Now look what the roping industry has turned into. The progression of team roping is real. It’s time to take advantage, as every roper at every level of the team roping game gets set to take his or her shot at the big time. Clay and I have been busy with roping schools this whole year, and it’s not a coincidence that they’ve all been full. There’s so much financial opportunity out there today that people are doing everything they can think of to capitalize on it.

What Clay and I teach people is that you basically need to have a blue print to follow in order to maximize your success. If you’re still going out there after work a couple times a week and chasing a few steers without worrying too much about whether or not you’re doing it right, you’re spinning your wheels. We all know better than that now, and there’s so much incentive to actually train today.

I can promise you that Kaleb Driggers and Junior Nogueira will be setting up an arena with the dimensions of the Thomas & Mack Center in Las Vegas—home of the NFR—to get ready. Why wouldn’t recreational ropers give themselves the same advantage before their big events? Kaleb and Junior will be working hard to make 3- and 4-second runs consistently. Ropers of all ages and skill sets should be doing the same, and duplicating the runs it’s going to take to win in their respective categories.

The rodeo ropers have their practice runs and rodeo runs videoed, then break them down. Recreational ropers can gain the same advantage by doing that, and now have access to experts who are willing to analyze those runs and give them feedback on how to improve.

The basic principles for success are the same at every level. The header has to get out of the barrier, catch and turn the steer, and the heeler has to catch. Luck of the draw will be a factor. Choking will be a factor for some teams, too. If you’re headed to the Cinch National Finals of Team Roping in Oklahoma City or the Ariat World Series of Team Roping Finale in Vegas, practice putting four clean runs together as a team. Executing penalty free will get the money, and there’s so much of it to be won now.

Work on your horses, too. Scoring’s not much of a factor now at World Series ropings. Typically, if the steer wiggles, you can go. Don’t get left behind and put yourself behind the eight ball.

Practice being aggressive with your roping. Practice roping steers as fast as you can. Be ready to rope when you hit your spot. With that many teams entered, every roping at the finals is going to be tough. Just don’t duck your horse off, or your handles will suffer or you’ll lose your rope.

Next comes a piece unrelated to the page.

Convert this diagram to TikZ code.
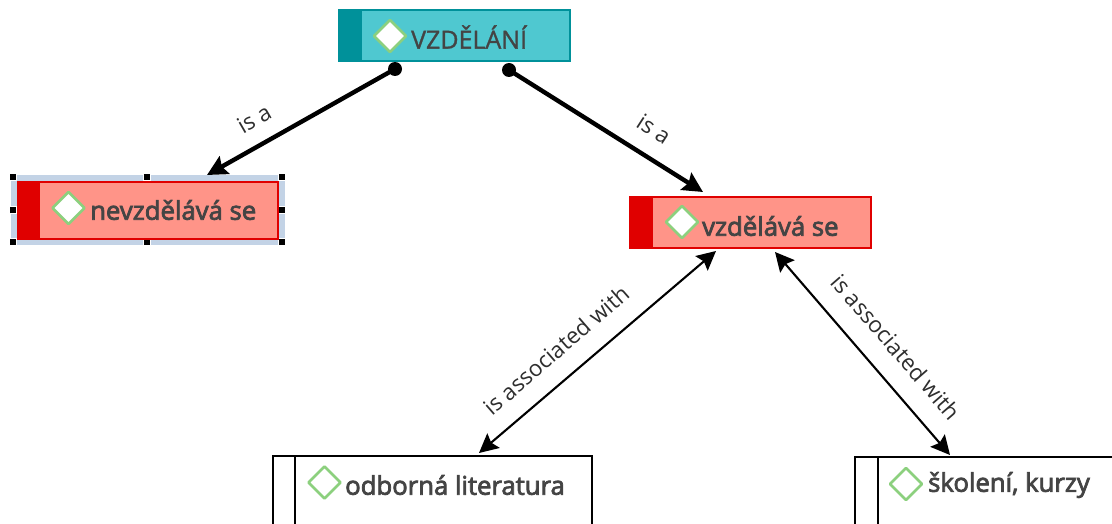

Don’t get overwhelmed by the finals atmosphere and try to do more than you’re capable of doing when you get there. The best anyone can do is make your best runs. It’s like football. Run your best play, which is the one you can make with confidence over and over when you practice.

Train like you’re going to win something. Don’t focus on volume. Make good, quality runs. Rope the dummy a lot. Rope the machine. Practice with the image of where you’re about to rope in your mind. If you haven’t been there before, watch videos of people who have.

Run four steers like you’re at the finals. Practice being in that situation. We do that at roping schools, and it blows some people’s minds. Practice as a team, and with a clear picture of the objective in mind. Have another team practice with you, and match. Grind through the fear factor, so you’re confident and ready to win something when you show up.